Automotive Chiplet Ecosystem Heralds Agility and Flexibility

To learn more about the technical challenges and potential use cases behind chiplet adoption, EE Times Europe spoke to Kurt Herremans, director of imec’s automotive chip program.

By Robert Huntley, EETimes Europe (January 28, 2025)

In late 2024, imec hosted a gathering of automotive semiconductor vendors, EDA organizations, and tier 1 suppliers to debate the evolution of chiplets for automotive applications. At the event, imec launched its Automotive Chiplet Program (ACP) and announced that Arm, ASE, BMW Group, Bosch, Cadence Design Systems, Siemens, SiliconAuto, Synopsys, Tenstorrent, and Valeo were its initial stakeholders. According to imec, the program’s goals are “to evaluate which chiplet architectures and packaging technologies are best suited to support car manufacturers’ specific high-performance computing and strict safety requirements, while striving to extend the benefits of chiplet technology—such as increased flexibility, improved performance, and cost savings—to the entire automotive industry.”
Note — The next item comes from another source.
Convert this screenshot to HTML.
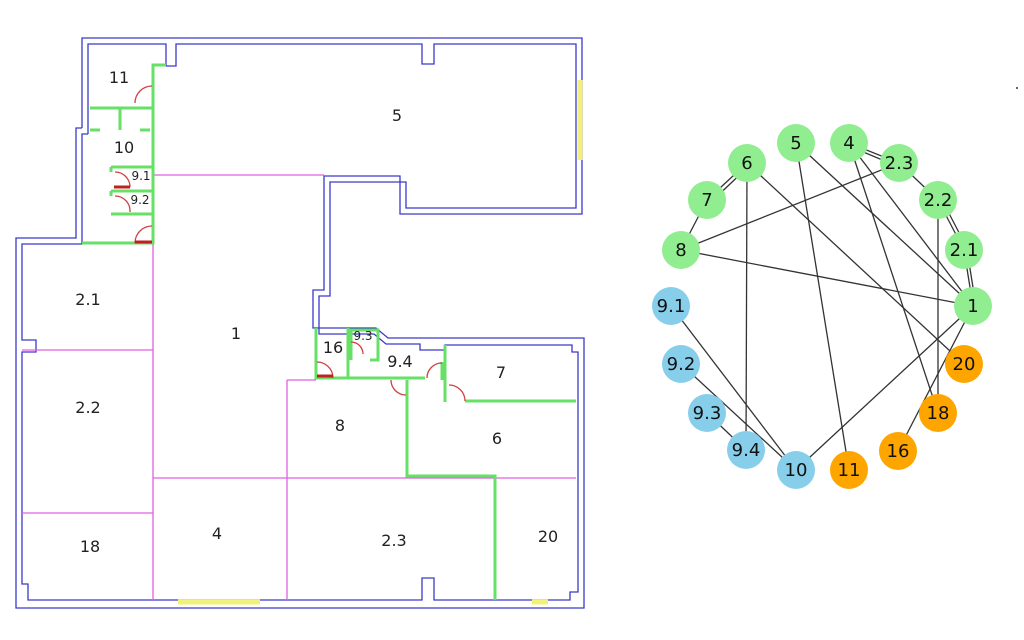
<!DOCTYPE html>
<html><head><meta charset="utf-8"><style>
html,body{margin:0;padding:0;background:#fff;width:1024px;height:640px;overflow:hidden}
svg{display:block}
text{font-family:"DejaVu Sans","Liberation Sans",sans-serif}
</style></head><body>
<svg width="1024" height="640" viewBox="0 0 1024 640">
<g fill="none" stroke="#3a3acc" stroke-width="1.3">
<polyline points="82,128 82,38 582,38 582,214 400,214 400,176 324,176 324,290 313,290 313,328 376,328 388,338 584,338 584,608 16,608 16,238 76,238 76,128 82,128"/>
<polyline points="88,134 88,44 166,44 166,66 176,66 176,44 422,44 422,64 434,64 434,44 576,44 576,208 406,208 406,182 330,182 330,296 319,296 319,334 374,334 386,344 420,344 420,350 445,350 445,345 572,345 572,352 578,352 578,592 570,592 570,600 434,600 434,578 422,578 422,600 28,600 28,584 22,584 22,352 36,352 36,340 22,340 22,244 82,244 82,134 88,134"/>
</g>
<g stroke="#f0f07a" stroke-width="5">
<line x1="580" y1="80" x2="580" y2="160"/>
<line x1="178" y1="602" x2="260" y2="602"/>
<line x1="532" y1="602" x2="548" y2="602"/>
</g>
<g stroke="#e060e0" stroke-width="1.3">
<line x1="153" y1="175" x2="324" y2="175"/>
<line x1="153" y1="243" x2="153" y2="600"/>
<line x1="22" y1="350" x2="153" y2="350"/>
<line x1="22" y1="513" x2="153" y2="513"/>
<line x1="153" y1="478" x2="576" y2="478"/>
<line x1="287" y1="380" x2="287" y2="600"/>
<line x1="287" y1="380" x2="316" y2="380"/>
</g>
<g stroke="#66e066" stroke-width="3" fill="none">
<polyline points="166,65 153,65 153,243 82,243"/>
<line x1="90" y1="108" x2="153" y2="108"/>
<line x1="120" y1="108" x2="120" y2="130"/>
<line x1="90" y1="130" x2="100" y2="130"/>
<line x1="140" y1="130" x2="150" y2="130"/>
<line x1="111" y1="167" x2="153" y2="167"/>
<line x1="111" y1="167" x2="111" y2="172"/>
<line x1="111" y1="191" x2="153" y2="191"/>
<line x1="111" y1="191" x2="111" y2="196"/>
<line x1="111" y1="214" x2="153" y2="214"/>
<polyline points="316,328 316,378 425,378"/>
<line x1="348" y1="328" x2="348" y2="378"/>
<polyline points="351,360 351,330 378,330 378,360 370,360"/>
<polyline points="407,380 407,476 495,476 495,600"/>
<polyline points="445,345 445,402"/>
<polyline points="442,362 442,380"/>
<line x1="465" y1="401" x2="576" y2="401"/>
</g>
<g stroke="#d04040" stroke-width="1.3" fill="none">
<path d="M135,103 A17,17 0 0 1 152,86"/>
<path d="M115,172 A15,15 0 0 1 130,187"/>
<path d="M115,196 A15,15 0 0 1 130,212"/>
<path d="M135,243 A17,17 0 0 1 152,226"/>
<path d="M317,362 A16,16 0 0 1 333,378"/>
<path d="M351,342 A12,12 0 0 1 363,354"/>
<path d="M391,380 A15,15 0 0 0 406,395"/>
<path d="M427,378 A15,15 0 0 1 442,363"/>
<path d="M449,385 A16,16 0 0 1 465,401"/>
</g>
<g stroke="#c02020" stroke-width="3">
<line x1="135" y1="242" x2="152" y2="242"/>
<line x1="114" y1="187" x2="130" y2="187"/>
<line x1="317" y1="376" x2="333" y2="376"/>
</g>
<g font-size="16" fill="#222" text-anchor="middle">
<text x="119" y="83">11</text>
<text x="397" y="121">5</text>
<text x="124" y="153">10</text>
<text x="88" y="305">2.1</text>
<text x="236" y="339">1</text>
<text x="88" y="413">2.2</text>
<text x="90" y="552">18</text>
<text x="217" y="539">4</text>
<text x="333" y="353">16</text>
<text x="400" y="367">9.4</text>
<text x="501" y="378">7</text>
<text x="340" y="431">8</text>
<text x="497" y="444">6</text>
<text x="394" y="546">2.3</text>
<text x="548" y="542">20</text>
</g>
<g font-size="12" fill="#222" text-anchor="middle">
<text x="141" y="180">9.1</text>
<text x="140" y="204">9.2</text>
<text x="363" y="340">9.3</text>
</g>
<circle cx="1017" cy="88" r="1" fill="#333"/>
<g stroke="#333" stroke-width="1.3">
<line x1="747" y1="163" x2="707" y2="200"/>
<line x1="749" y1="166" x2="710" y2="203"/>
<line x1="747" y1="163" x2="746" y2="450"/>
<line x1="747" y1="163" x2="964" y2="364"/>
<line x1="707" y1="200" x2="681" y2="250"/>
<line x1="681" y1="250" x2="899" y2="163"/>
<line x1="681" y1="250" x2="973" y2="306"/>
<line x1="796" y1="143" x2="849" y2="470"/>
<line x1="796" y1="143" x2="973" y2="306"/>
<line x1="849" y1="143" x2="899" y2="163"/>
<line x1="849" y1="146" x2="899" y2="167"/>
<line x1="849" y1="143" x2="973" y2="306"/>
<line x1="849" y1="143" x2="938" y2="413"/>
<line x1="899" y1="163" x2="938" y2="200"/>
<line x1="938" y1="200" x2="964" y2="250"/>
<line x1="941" y1="198" x2="967" y2="248"/>
<line x1="938" y1="200" x2="938" y2="413"/>
<line x1="964" y1="250" x2="973" y2="306"/>
<line x1="967" y1="250" x2="976" y2="306"/>
<line x1="973" y1="306" x2="796" y2="470"/>
<line x1="973" y1="306" x2="898" y2="451"/>
<line x1="671" y1="306" x2="796" y2="470"/>
<line x1="681" y1="364" x2="796" y2="470"/>
<line x1="707" y1="413" x2="746" y2="450"/>
</g>
<g>
<g fill="#90ee90">
<circle cx="747" cy="163" r="19"/><circle cx="796" cy="143" r="19"/><circle cx="849" cy="143" r="19"/>
<circle cx="899" cy="163" r="19"/><circle cx="938" cy="200" r="19"/><circle cx="964" cy="250" r="19"/>
<circle cx="973" cy="306" r="19"/><circle cx="681" cy="250" r="19"/><circle cx="707" cy="200" r="19"/>
</g>
<g fill="#ffa500">
<circle cx="964" cy="364" r="19"/><circle cx="938" cy="413" r="19"/><circle cx="898" cy="451" r="19"/><circle cx="849" cy="470" r="19"/>
</g>
<g fill="#87ceeb">
<circle cx="796" cy="470" r="19"/><circle cx="746" cy="450" r="19"/><circle cx="707" cy="413" r="19"/><circle cx="681" cy="364" r="19"/><circle cx="671" cy="306" r="19"/>
</g>
</g>
<g font-size="18" fill="#111" text-anchor="middle">
<text x="747" y="169">6</text><text x="796" y="149">5</text><text x="849" y="149">4</text>
<text x="899" y="169">2.3</text><text x="938" y="206">2.2</text><text x="964" y="256">2.1</text>
<text x="973" y="312">1</text><text x="681" y="256">8</text><text x="707" y="206">7</text>
<text x="964" y="370">20</text><text x="938" y="419">18</text><text x="898" y="457">16</text><text x="849" y="476">11</text>
<text x="796" y="476">10</text><text x="746" y="456">9.4</text><text x="707" y="419">9.3</text><text x="681" y="370">9.2</text><text x="671" y="312">9.1</text>
</g>
</svg>
</body></html>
The foundations behind establishing this ecosystem of leading automotive partners are rooted in the belief that existing monolithic chip architectures have struggled to keep pace with the increasingly demanding needs of applications such as advanced driver assistance systems (ADAS) and in-vehicle infotainment (IVI) services. The program aims to investigate a more efficient and seamless approach to architecting compute-intensive chips for such specialized services. Chiplets offer opportunities for quick customization with lower development windows and costs but are an expensive route for OEMs if performed in isolation. The program aims to establish a set of chiplet standards so automotive suppliers can safely procure them from the market, knowing they will conform to the industry’s quality and reliability standards.